3. What is the best way to check the automatic transmission fluid level?

Checking the level of ATF in your vehicle is a straightforward process that you can do yourself, and it’s a good way to monitor the health of your transmission. Here’s a step-by-step guide:

  1. Warm Up Your Vehicle: Start your vehicle and let it run for a few minutes to warm up the transmission fluid. ATF expands when it’s hot, so checking it after it’s warmed up will give you a more accurate reading.
  2. Park on a Level Surface: To get an accurate reading, your vehicle should be on a level surface. Put the vehicle in park and ensure the parking brake is engaged for safety.
  3. Locate the Transmission Fluid Dipstick: In most cars, the ATF dipstick is located near the engine oil dipstick. It’s usually marked with a red handle.
  4. Remove and Clean the Dipstick: Pull the dipstick out and wipe it clean with a rag or paper towel. This will give you a clear reading when you reinsert it.
  5. Check the Fluid Level: Reinsert the dipstick fully, then pull it out again. Look at the markings on the end of the dipstick. The fluid level should be between the “full” and “add” lines.

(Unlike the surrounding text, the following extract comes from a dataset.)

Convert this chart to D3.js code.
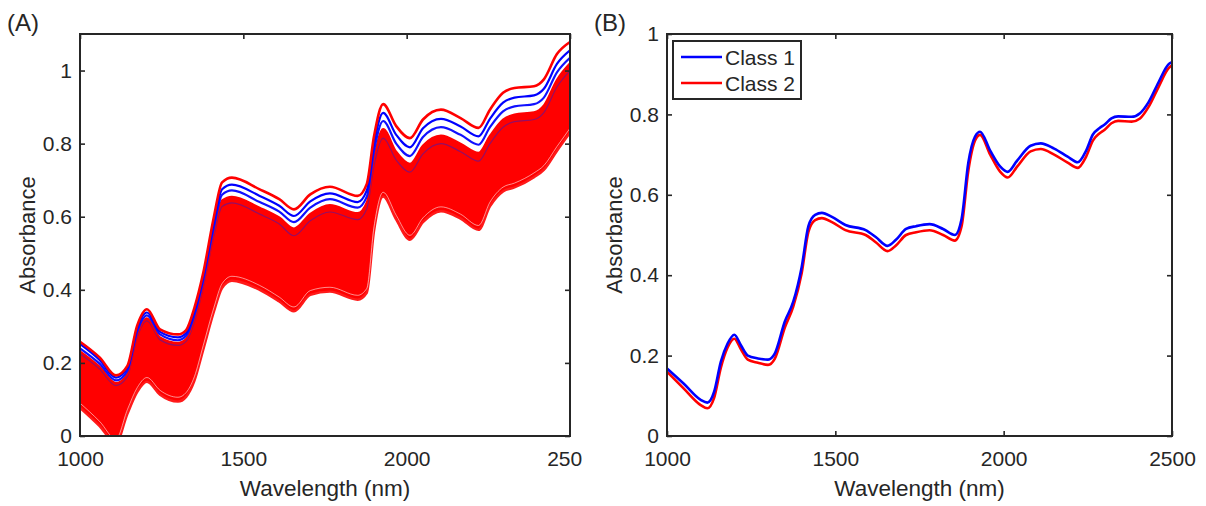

  6. Check the Fluid Color: While you’re checking the level, also check the color of the ATF. Fresh ATF is usually red, and it should be relatively clear. If the fluid is a dark brown or black color, or if it has a burnt smell, this can indicate that the fluid is old or that the transmission is running hot.
  7. React Accordingly: If the fluid level is low, you should add more until it reaches the correct level. Use the type of ATF specified in your vehicle’s manual. If the fluid is dark or smells burnt, it may be time for a transmission fluid change.